Wszystkich Świętych w Meksyku to dzień, kiedy głębokie metafizyczne pojmowanie śmierci łączy się z radosną zabawą, a obrzędom towarzyszą przeróżne wizerunki czaszek, kościotrupów, trumien czy zwłok.

W muzeum w Aguascalientes można zobaczyć przeróżne wizerunki ludzkich czaszek, w tym azteckie rzeźby z kamienia i szkła. Mnóstwo jest obrazów i figur szkieletów, czasem w nieoczekiwanych pozach - grających w koszykówkę czy zabawiających się grą w pokera. Odwołania do chrześcijaństwa pojawiają się w motywach krzyża i krucyfiksu.

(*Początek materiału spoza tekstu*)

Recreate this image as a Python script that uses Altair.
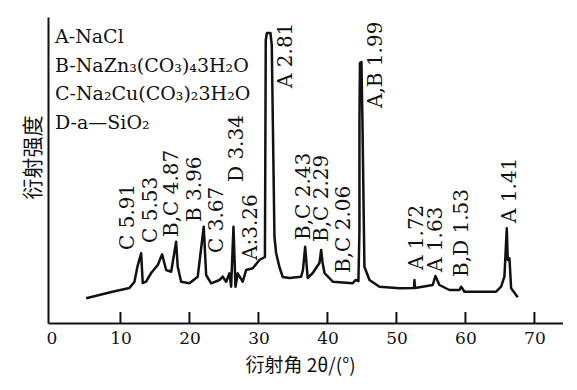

Dyrektor muzeum Jorge Garcia Navarro tłumaczy, że kolekcja odzwierciedla sposób rozumienia śmierci w kulturze meksykańskiej. "Nie lubimy śmierci jako takiej, ale w Meksyku jest ona czymś, na co się czeka. Myślenie i mówienie o tym nie jest tutaj tabu" - tłumaczy. "Śmierć nie oznacza dotarcia do kresu, lecz raczej dalszą podróż" - dodaje.